La recourante saisit le Tribunal fédéral, qui doit déterminer si le recours déposé auprès du TAF était tardif.

Droit

La recourante fait valoir que le TAF, en se basant sur la date de la transmission de la décision par courriel à son avocate pour déterminer le point de départ du délai de recours, aurait violé l’interdiction de l’arbitraire et de la bonne foi (art. 9 Cst). En effet, dans les relations de représentation, il arrive souvent que les personnes concernées transmettent à titre préventif le contenu d’une décision reçue à leur représentant·e juridique. Cela ne change toutefois rien au fait que la date de la notification régulière est déterminante pour le·la représentant·e juridique.

Le Tribunal fédéral rappelle quelques fondamentaux de procédure administrative.
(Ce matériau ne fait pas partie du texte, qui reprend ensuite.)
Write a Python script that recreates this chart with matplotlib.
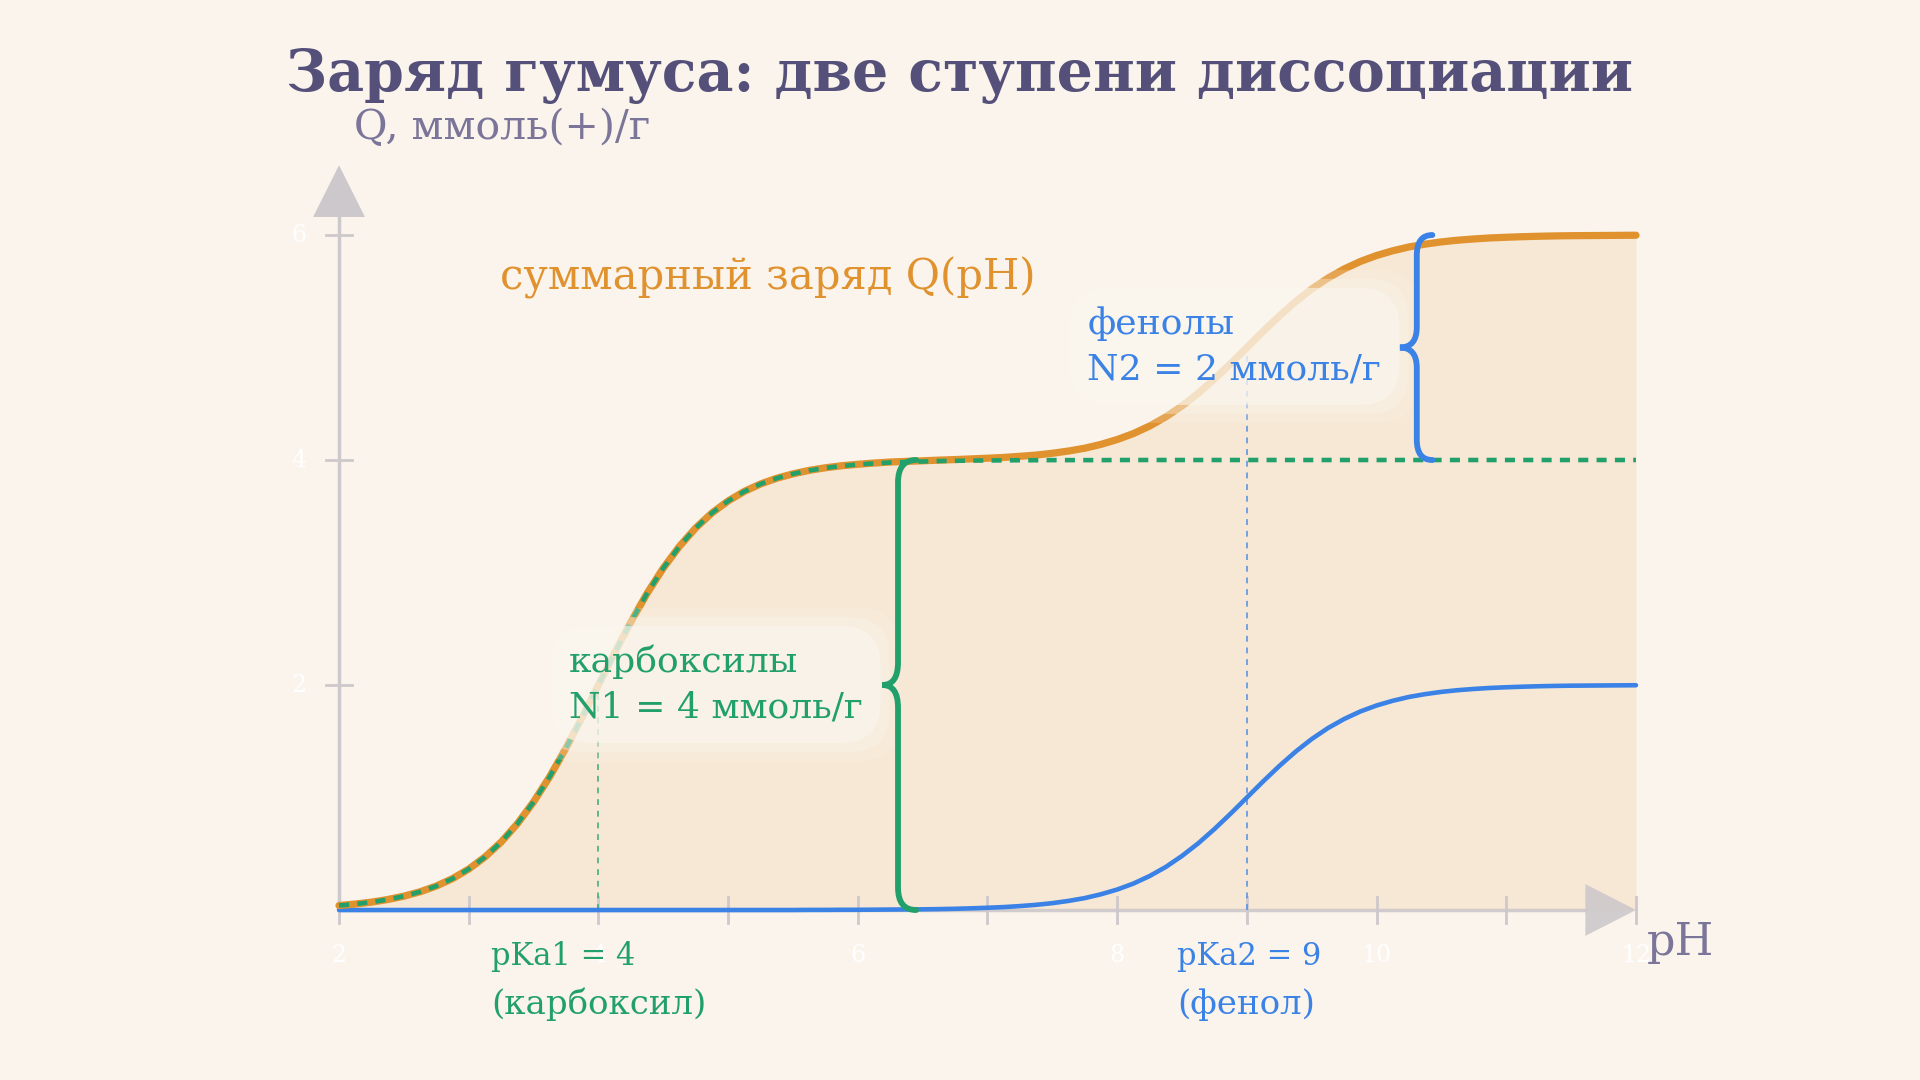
import matplotlib.pyplot as plt
from matplotlib.path import Path
from matplotlib.patches import PathPatch, Polygon

# pH grid (one row per pH unit) and charge values, ммоль(+)/г
ph = [2.0, 2.125, 2.25, 2.375, 2.5, 2.625, 2.75, 2.875,
      3.0, 3.125, 3.25, 3.375, 3.5, 3.625, 3.75, 3.875,
      4.0, 4.125, 4.25, 4.375, 4.5, 4.625, 4.75, 4.875,
      5.0, 5.125, 5.25, 5.375, 5.5, 5.625, 5.75, 5.875,
      6.0, 6.125, 6.25, 6.375, 6.5, 6.625, 6.75, 6.875,
      7.0, 7.125, 7.25, 7.375, 7.5, 7.625, 7.75, 7.875,
      8.0, 8.125, 8.25, 8.375, 8.5, 8.625, 8.75, 8.875,
      9.0, 9.125, 9.25, 9.375, 9.5, 9.625, 9.75, 9.875,
      10.0, 10.125, 10.25, 10.375, 10.5, 10.625, 10.75, 10.875,
      11.0, 11.125, 11.25, 11.375, 11.5, 11.625, 11.75, 11.875,
      12.0]
carboxyl = [0.040, 0.053, 0.070, 0.093, 0.123, 0.162, 0.213, 0.279,
            0.364, 0.471, 0.604, 0.767, 0.961, 1.186, 1.440, 1.714,
            2.000, 2.286, 2.560, 2.814, 3.039, 3.233, 3.396, 3.529,
            3.636, 3.721, 3.787, 3.838, 3.877, 3.907, 3.930, 3.947,
            3.960, 3.970, 3.978, 3.983, 3.987, 3.991, 3.993, 3.995,
            3.996, 3.997, 3.998, 3.998, 3.999, 3.999, 3.999, 3.999,
            4.0, 4.0, 4.0, 4.0, 4.0, 4.0, 4.0, 4.0,
            4.0, 4.0, 4.0, 4.0, 4.0, 4.0, 4.0, 4.0,
            4.0, 4.0, 4.0, 4.0, 4.0, 4.0, 4.0, 4.0,
            4.0, 4.0, 4.0, 4.0, 4.0, 4.0, 4.0, 4.0,
            4.0]
phenol = [0, 0, 0, 0, 0, 0, 0, 0,
          0, 0, 0, 0, 0, 0, 0, 0,
          0, 0, 0, 0, 0, 0, 0, 0,
          0, 0, 0, 0, 0, 0.001, 0.001, 0.002,
          0.002, 0.003, 0.004, 0.005, 0.006, 0.008, 0.011, 0.015,
          0.020, 0.026, 0.035, 0.046, 0.061, 0.081, 0.106, 0.140,
          0.182, 0.235, 0.302, 0.383, 0.481, 0.593, 0.720, 0.857,
          1.000, 1.143, 1.280, 1.407, 1.520, 1.617, 1.698, 1.765,
          1.818, 1.860, 1.894, 1.919, 1.939, 1.954, 1.965, 1.974,
          1.980, 1.985, 1.989, 1.992, 1.994, 1.995, 1.996, 1.997,
          1.998]
total = [0.040, 0.053, 0.070, 0.093, 0.123, 0.162, 0.213, 0.279,
         0.364, 0.471, 0.604, 0.767, 0.961, 1.186, 1.440, 1.714,
         2.000, 2.286, 2.560, 2.814, 3.039, 3.233, 3.396, 3.529,
         3.636, 3.721, 3.787, 3.838, 3.877, 3.908, 3.931, 3.949,
         3.962, 3.973, 3.982, 3.988, 3.993, 3.999, 4.004, 4.010,
         4.016, 4.023, 4.033, 4.044, 4.060, 4.080, 4.105, 4.139,
         4.182, 4.235, 4.302, 4.383, 4.481, 4.593, 4.720, 4.857,
         5.000, 5.143, 5.280, 5.407, 5.520, 5.617, 5.698, 5.765,
         5.818, 5.860, 5.894, 5.919, 5.939, 5.954, 5.965, 5.974,
         5.980, 5.985, 5.989, 5.992, 5.994, 5.995, 5.996, 5.997,
         5.998]

pka1, q_pka1 = 4, 2.0
pka2, q_pka2 = 9, 5.0
x_ticks = [2, 3, 4, 5, 6, 7, 8, 9, 10, 11, 12]
x_labels = ["2", "4", "6", "8", "10", "12"]
y_ticks = [2, 4, 6]

BG = "#faf4ed"
ORANGE = "#e0922f"
GREEN = "#22a06b"
BLUE = "#3b82e6"
TITLE = "#545079"
LABEL = "#7b7699"
AXIS = "#cdc8cb"

plt.rcParams["font.family"] = ["DejaVu Serif", "DejaVu Sans"]

fig = plt.figure(figsize=(19.2, 10.8), dpi=100, facecolor=BG)
ax = fig.add_axes([0, 0, 1, 1])
ax.set_facecolor(BG)
ax.set_xlim(-0.614, 14.19)
ax.set_ylim(-1.511, 8.089)
ax.axis("off")

# filled area under the total charge
ax.fill_between(ph, 0, total, color="#e8a450", alpha=0.15, lw=0, zorder=1)

# hand-drawn axes with arrows
ax.plot([2, 11.61], [0, 0], color=AXIS, lw=2.5, alpha=0.9, zorder=2)
ax.add_patch(Polygon([[11.61, 0.23], [12.0, 0], [11.61, -0.23]], closed=True,
                     fc=AXIS, ec="none", alpha=0.9, zorder=2))
ax.plot([2, 2], [0, 6.16], color=AXIS, lw=2.5, zorder=2)
ax.add_patch(Polygon([[1.8, 6.16], [2.0, 6.62], [2.2, 6.16]], closed=True,
                     fc=AXIS, ec="none", zorder=2))
for t in x_ticks:
    ax.plot([t, t], [-0.115, 0.115], color=AXIS, lw=2, zorder=2)
for t in y_ticks:
    ax.plot([1.9, 2.1], [t, t], color=AXIS, lw=2, zorder=2)
for lab in x_labels:
    ax.text(float(lab), -0.4, lab, color="white", fontsize=17,
            ha="center", va="center", zorder=3)
for t in y_ticks:
    ax.text(1.69, t, str(t), color="white", fontsize=17,
            ha="center", va="center", zorder=3)

# pKa guide lines
ax.plot([pka1, pka1], [0, q_pka1], color=GREEN, lw=1.4, alpha=0.7,
        dashes=(3, 3), zorder=3)
ax.plot([pka2, pka2], [0, q_pka2], color=BLUE, lw=1.4, alpha=0.7,
        dashes=(3, 3), zorder=3)

# curves
ax.plot(ph, phenol, color=BLUE, lw=3.3, zorder=4, solid_capstyle="round")
ax.plot(ph, total, color=ORANGE, lw=5.2, zorder=5, solid_capstyle="round")
ax.plot(ph, carboxyl, color=GREEN, lw=3.3, dashes=(2.2, 1.8), zorder=6)


def brace(x0, y0, y1, w_end, w_tip, r, color):
    ym = (y0 + y1) / 2
    verts = [(x0 + w_end, y1), (x0, y1), (x0, y1 - r),
             (x0, ym + r),
             (x0, ym), (x0 - w_tip, ym),
             (x0, ym), (x0, ym - r),
             (x0, y0 + r),
             (x0, y0), (x0 + w_end, y0)]
    codes = [Path.MOVETO, Path.CURVE3, Path.CURVE3, Path.LINETO,
             Path.CURVE3, Path.CURVE3, Path.CURVE3, Path.CURVE3,
             Path.LINETO, Path.CURVE3, Path.CURVE3]
    ax.add_patch(PathPatch(Path(verts, codes), fc="none", ec=color, lw=4.2,
                           capstyle="round", zorder=11))


brace(6.31, 0, 4, 0.14, 0.12, 0.2, GREEN)
brace(10.31, 4, 6, 0.12, 0.13, 0.18, BLUE)


def glow_text(x, y, s, color, size):
    # soft pale halo behind a label, built from a few translucent boxes
    for pad, a in [(1.0, 0.2), (0.75, 0.35), (0.5, 0.6)]:
        ax.text(x, y, s, ha="left", va="center", fontsize=size, color="none",
                linespacing=1.45, zorder=9,
                bbox=dict(boxstyle="round,pad=%s,rounding_size=1.1" % pad,
                          fc="#faf6ee", ec="none", alpha=a))
    ax.text(x, y, s, ha="left", va="center", fontsize=size, color=color,
            linespacing=1.45, zorder=10)


# texts
fig.text(0.5, 1 - 76 / 1080, "Заряд гумуса: две ступени диссоциации",
         ha="center", va="center", fontsize=41, fontweight="bold", color=TITLE)
ax.text(2.115, 6.95, "Q, ммоль(+)/г", ha="left", va="center",
        fontsize=29.5, color=LABEL, zorder=10)
ax.text(12.08, -0.29, "pH", ha="left", va="center", fontsize=32,
        color=LABEL, zorder=10)
ax.text(3.24, 5.62, "суммарный заряд Q(pH)", ha="left", va="center",
        fontsize=30, color=ORANGE, zorder=10)
glow_text(7.77, 5.01, "фенолы\nN2 = 2 ммоль/г", BLUE, 26)
glow_text(3.77, 2.005, "карбоксилы\nN1 = 4 ммоль/г", GREEN, 26)
ax.text(3.17, -0.41, "pKa1 = 4", ha="left", va="center",
        fontsize=22, color=GREEN, zorder=10)
ax.text(3.17, -0.84, "(карбоксил)", ha="left", va="center",
        fontsize=24.5, color=GREEN, zorder=10)
ax.text(8.46, -0.41, "pKa2 = 9", ha="left", va="center",
        fontsize=22, color=BLUE, zorder=10)
ax.text(8.46, -0.84, "(фенол)", ha="left", va="center",
        fontsize=24.5, color=BLUE, zorder=10)

fig.savefig("out.png", dpi=100, facecolor=BG)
Selon l’art. 20 al. 1 PA, si le délai compté par jours doit être communiqué aux parties, il commence à courir le lendemain de la communication (« Mitteilung », « notificazione »). Selon la jurisprudence constante du Tribunal fédéral, de manière générale, une notification est réputée avoir été effectuée lorsque la décision parvient dans la sphère d’influence du destinataire et que celui-ci peut en prendre connaissance (ATF 142 III 599, c. 2.4.1, résumé in LawInside.ch/293/), sous réserve de l’existence de règles particulières de notification.
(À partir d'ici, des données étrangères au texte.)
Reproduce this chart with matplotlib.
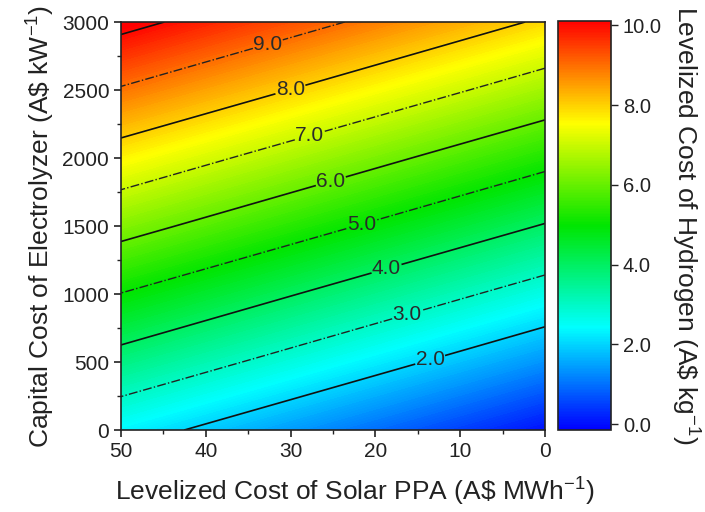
import numpy as np
import matplotlib
matplotlib.use("Agg")
import matplotlib.pyplot as plt
from matplotlib.colors import LinearSegmentedColormap, Normalize

plt.rcParams["font.family"] = ["Liberation Sans", "DejaVu Sans"]
plt.rcParams["mathtext.fontset"] = "custom"
plt.rcParams["mathtext.rm"] = "Liberation Sans"
plt.rcParams["mathtext.it"] = "Liberation Sans"

# Levelized cost of solar PPA (A$/MWh) and electrolyzer capital cost (A$/kW)
ppa = [0, 10, 20, 30, 40, 50]
capex = [0, 500, 1000, 1500, 2000, 2500, 3000]

# Levelized cost of hydrogen (A$/kg); rows follow capex, columns follow ppa
lcoh = [
    [0.00, 0.47, 0.94, 1.41, 1.88, 2.35],
    [1.32, 1.79, 2.26, 2.73, 3.20, 3.67],
    [2.63, 3.10, 3.57, 4.04, 4.51, 4.98],
    [3.95, 4.42, 4.89, 5.36, 5.83, 6.30],
    [5.26, 5.73, 6.20, 6.67, 7.14, 7.61],
    [6.58, 7.05, 7.52, 7.99, 8.46, 8.93],
    [7.89, 8.36, 8.83, 9.30, 9.77, 10.24],
]

solid_levels = [2.0, 4.0, 6.0, 8.0, 10.0]
dashdot_levels = [3.0, 5.0, 7.0, 9.0]
cbar_ticks = [0.0, 2.0, 4.0, 6.0, 8.0, 10.0]

X, Y = np.meshgrid(ppa, capex)
Z = np.array(lcoh)

cmap = LinearSegmentedColormap.from_list(
    "rainbow5",
    [(0.0, (0.0, 0.0, 1.0)),
     (0.25, (0.0, 1.0, 1.0)),
     (0.5, (0.0, 0.9, 0.0)),
     (0.75, (1.0, 1.0, 0.0)),
     (1.0, (1.0, 0.0, 0.0))],
)
norm = Normalize(vmin=-0.15, vmax=10.12)

fig = plt.figure(figsize=(7.05, 5.12), dpi=100)
ax = fig.add_axes([0.1716, 0.160, 0.6014, 0.797])
cax = fig.add_axes([0.7915, 0.160, 0.0752, 0.7996])

# smooth colour fill: many thin filled bands
fill_levels = np.linspace(-0.2, 10.3, 211)
cf = ax.contourf(X, Y, Z, levels=fill_levels, cmap=cmap, norm=norm,
                 antialiased=False)
cf.set_edgecolor("face")
cf.set_linewidth(0.3)

cs_solid = ax.contour(X, Y, Z, levels=solid_levels, colors="#111111",
                      linewidths=1.2, linestyles="solid")
cs_dd = ax.contour(X, Y, Z, levels=dashdot_levels, colors="#222222",
                   linewidths=1.0, linestyles="dashdot")

fmt = lambda v: f"{v:.1f}"
labels_solid = ax.clabel(
    cs_solid, levels=[2.0, 4.0, 6.0, 8.0], fmt=fmt, fontsize=15,
    inline=True, inline_spacing=1, colors="#2a2a2a",
    manual=[(13.6, 530), (18.7, 1190), (25.3, 1840), (30.0, 2500)])
labels_dd = ax.clabel(
    cs_dd, fmt=fmt, fontsize=15, inline=True, inline_spacing=1,
    colors="#2a2a2a",
    manual=[(16.3, 860), (21.7, 1520), (27.8, 2180), (32.6, 2820)])
for t in list(labels_solid) + list(labels_dd):
    t.set_rotation(0)

ax.set_xlim(50, 0)
ax.set_ylim(0, 3000)
ax.set_xticks([50, 40, 30, 20, 10, 0])
ax.set_xticks([45, 35, 25, 15, 5], minor=True)
ax.set_yticks([0, 500, 1000, 1500, 2000, 2500, 3000])
ax.set_yticks([250, 750, 1250, 1750, 2250, 2750], minor=True)
ax.tick_params(which="major", direction="out", length=5, width=1.2,
               labelsize=15, colors="#222222")
ax.tick_params(which="minor", direction="out", length=3, width=1.0,
               colors="#222222")
for sp in ax.spines.values():
    sp.set_linewidth(1.2)
    sp.set_color("#222222")

ax.set_xlabel(r"Levelized Cost of Solar PPA (A\$ MWh$^{-1}$)", fontsize=19,
              color="#222222", va="center")
ax.xaxis.set_label_coords(0.552, -0.152)
ax.set_ylabel(r"Capital Cost of Electrolyzer (A\$ kW$^{-1}$)", fontsize=19,
              color="#222222", labelpad=4)

sm = plt.cm.ScalarMappable(norm=norm, cmap=cmap)
cb = fig.colorbar(sm, cax=cax, ticks=cbar_ticks)
cb.ax.set_yticklabels([f"{t:.1f}" for t in cbar_ticks])
cb.ax.tick_params(direction="out", length=5, width=1.0, labelsize=14.5,
                  colors="#222222")
cb.outline.set_linewidth(1.2)
cb.outline.set_edgecolor("#222222")
cb.set_label(r"Levelized Cost of Hydrogen (A\$ kg$^{-1}$)", fontsize=19,
             color="#222222", rotation=-90, va="center")
cb.ax.yaxis.set_label_coords(2.4, 0.5)

fig.savefig("out.png", dpi=100)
Par ailleurs, quand une partie est dûment représentée, l’art. 11 al. 3 PA prévoit que tant que la partie ne révoque pas la procuration, l’autorité adresse ses communications au mandataire. Cette disposition, dont le Tribunal fédéral relève qu’elle ne constitue pas une simple règle d’ordre, sert à dissiper tout doute quant à savoir si les notifications doivent être adressées à la partie elle-même ou à son·sa représentant·e, ainsi qu’à clarifier les notifications déterminantes pour le calcul des délais. Comme en procédure civile (art. 137 CPC) et pénale (art. 87 al. 3 CPP; à ce sujet, cf. ATF 144 IV 64, résumé in LawInside.ch/583/), l’art. 11 al. 3 PA sert la sécurité juridique.
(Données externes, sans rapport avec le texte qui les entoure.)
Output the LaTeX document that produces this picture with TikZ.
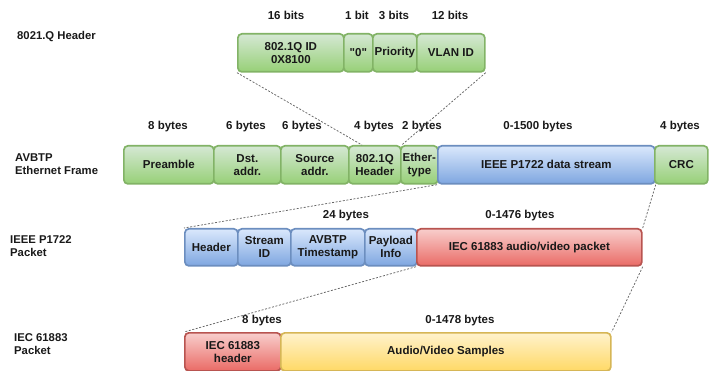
\documentclass[tikz,border=0pt]{standalone}
\usepackage{fontspec}
\newfontfamily\diagfont{Liberation Sans}
\usetikzlibrary{positioning}

\definecolor{grntop}{HTML}{D5E8D4}
\definecolor{grnbot}{HTML}{97D077}
\definecolor{grnline}{HTML}{82B366}
\definecolor{blutop}{HTML}{DAE8FC}
\definecolor{blubot}{HTML}{7EA6E0}
\definecolor{bluline}{HTML}{6C8EBF}
\definecolor{redtop}{HTML}{F8CECC}
\definecolor{redbot}{HTML}{EA6B66}
\definecolor{redline}{HTML}{B85450}
\definecolor{yeltop}{HTML}{FFF2CC}
\definecolor{yelbot}{HTML}{FFD966}
\definecolor{yelline}{HTML}{D6B656}

\tikzset{
  field/.style={line width=1.7pt, rounded corners=4pt, anchor=north west,
    minimum height=38pt, align=center, inner sep=1pt, text=black!90,
    font=\diagfont\bfseries\fontsize{11.5}{13}\selectfont},
  grnfield/.style={field, top color=grntop, bottom color=grnbot, draw=grnline},
  blufield/.style={field, top color=blutop, bottom color=blubot, draw=bluline},
  redfield/.style={field, top color=redtop, bottom color=redbot, draw=redline},
  yelfield/.style={field, top color=yeltop, bottom color=yelbot, draw=yelline},
  size/.style={inner sep=0pt, text=black!90, font=\diagfont\bfseries\fontsize{11.5}{13}\selectfont},
  rowname/.style={anchor=west, align=left, inner sep=0pt, text=black!90,
    font=\diagfont\bfseries\fontsize{11.3}{13.5}\selectfont},
  zoomline/.style={draw=black!60, line width=0.75pt, dash pattern=on 2pt off 1.6pt}
}

\begin{document}
\begin{tikzpicture}[x=1pt,y=-1pt]
  \useasboundingbox (0,0) rectangle (725,371);

  % row names
  \node[rowname] (n1) at (17,37) {8021.Q Header};
  \node[rowname] (n2) at (15,164) {AVBTP\\Ethernet Frame};
  \node[rowname] (n3) at (10,246) {IEEE P1722\\Packet};
  \node[rowname] (n4) at (14,344) {IEC 61883\\Packet};

  % 802.1Q header
  \node[grnfield, minimum width=106pt] (qid) at (237,33) {802.1Q ID\\0X8100};
  \node[grnfield, minimum width=29pt] (zero) at (343,33) {{"}0{"}};
  \node[grnfield, minimum width=44pt] (prio) at (372,33) {Priority};
  \node[grnfield, minimum width=68pt] (vlan) at (416,33) {VLAN ID};
  \node[size] (s1a) at (286,15) {16 bits};
  \node[size] (s1b) at (357,15) {1 bit};
  \node[size] (s1c) at (394,15) {3 bits};
  \node[size] (s1d) at (450,15) {12 bits};

  % AVBTP ethernet frame
  \node[grnfield, minimum width=90pt] (pre) at (123,145) {Preamble};
  \node[grnfield, minimum width=67pt] (dst) at (213,145) {Dst.\\addr.};
  \node[grnfield, minimum width=68pt] (src) at (280,145) {Source\\addr.};
  \node[grnfield, minimum width=52pt] (qhdr) at (348,145) {802.1Q\\Header};
  \node[grnfield, minimum width=37pt] (etype) at (400,145) {Ether-\\type};
  \node[blufield, minimum width=217pt] (stream) at (437,145) {IEEE P1722 data stream};
  \node[grnfield, minimum width=53pt] (crc) at (654,145) {CRC};
  \node[size] (s2a) at (168,127) {8 bytes};
  \node[size] (s2b) at (246,127) {6 bytes};
  \node[size] (s2c) at (302,127) {6 bytes};
  \node[size] (s2d) at (374,127) {4 bytes};
  \node[size] (s2e) at (422,127) {2 bytes};
  \node[size] (s2f) at (538,127) {0-1500 bytes};
  \node[size] (s2g) at (680,127) {4 bytes};

  % IEEE P1722 packet
  \node[blufield, minimum width=53pt, minimum height=37pt] (hdr) at (184,228) {Header};
  \node[blufield, minimum width=53pt, minimum height=37pt] (sid) at (237,228) {Stream\\ID};
  \node[blufield, minimum width=74pt, minimum height=37pt] (ts) at (290,228) {AVBTP\\Timestamp};
  \node[blufield, minimum width=52pt, minimum height=37pt] (pinfo) at (364,228) {Payload\\Info};
  \node[redfield, minimum width=225pt, minimum height=37pt] (avpkt) at (416,228) {IEC 61883 audio/video packet};
  \node[size] (s3a) at (346,216) {24 bytes};
  \node[size] (s3b) at (520,216) {0-1476 bytes};

  % IEC 61883 packet
  \node[redfield, minimum width=96pt] (iechdr) at (184,332) {IEC 61883\\header};
  \node[yelfield, minimum width=330pt] (samples) at (280,332) {Audio/Video Samples};
  \node[size] (s4a) at (262,321) {8 bytes};
  \node[size] (s4b) at (460,321) {0-1478 bytes};

  % zoom lines
  \draw[zoomline] (qid.south west) -- ([xshift=14pt]qhdr.north west);
  \draw[zoomline] (vlan.south east) -- (qhdr.north east);
  \draw[zoomline] (stream.south west) -- (hdr.north west);
  \draw[zoomline] (stream.south east) -- (avpkt.north east);
  \draw[zoomline] (avpkt.south west) -- (iechdr.north west);
  \draw[zoomline] (avpkt.south east) -- (samples.north east);
\end{tikzpicture}
\end{document}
Enfin, si la décision est notifiée tant à la partie qu’à son·sa représentant·e légal·e, la doctrine qui se prononce sur la question considère que seul le moment de la notification au·à la représentant·e légal·e est déterminant pour le déclenchement du délai de recours (parmi d’autres, Madeleine Hirsig-Vouilloz, n. 43 ad art. 11 PA, in François Bellanger/Jérôme Candrian/Hirsig-Vouilloz Madeleine (édits), Commentaire romand de la Loi fédérale sur la procédure administrative, Bâle 2024). Le Tribunal fédéral se rallie à cette approche, qui a le mérite de servir le but de sécurité juridique de l’art. 11 al. 3 PA.

En l’espèce, contrairement à ce qu’a retenu le TAF, l’OFAS a correctement appliqué l’art. 11 al. 3 PA, puisqu’il a envoyé la décision par courrier recommandé tant à la destinataire qu’à son avocate. La notification n’était donc pas entachée de défaut. Toutefois, c’est bien la notification en bonne et due forme à l’avocate qui constitue l’événement déclencheur du délai, peu importe qu’elle ait reçu la décision par courriel de la part de sa cliente le lundi 27 mai 2024 avant de retirer son courrier recommandé le jeudi 30 mai 2024. Le délai de recours ayant commencé à courir le vendredi 31 mai 2024, il est arrivé à échéance le samedi 29 juin 2024, et a été reporté de plein droit au lundi 1er juillet 2024 (cf. art. 20 al. 3 PA). Le recours auprès du TAF a donc été déposé en temps utile.

Le Tribunal fédéral relève aussi, par surabondance, que même si le TAF devait être suivi dans sa considération selon laquelle la notification à la recourante avait été défectueuse, le résultat serait le même. L’avocate avait bien connaissance de la décision attaquée à partir du 27 mai 2024. Toutefois, elle pouvait y lire que la décision lui avait également été adressée par courrier recommandé, ce qui laissait présager une notification conforme au droit. Le principe de la bonne foi ne lui imposait donc pas d’interpeller l’OFAS afin que ce dernier lui notifie une décision conforme. Par ailleurs, il n’existe aucune obligation de retirer un courrier recommandé avant le dernier jour du délai de garde.

Partant, le Tribunal fédéral admet le recours, annule l’arrêt attaqué et renvoie la cause au TAF pour nouvel examen de la recevabilité, le cas échéant pour qu’il procède à un examen au fond.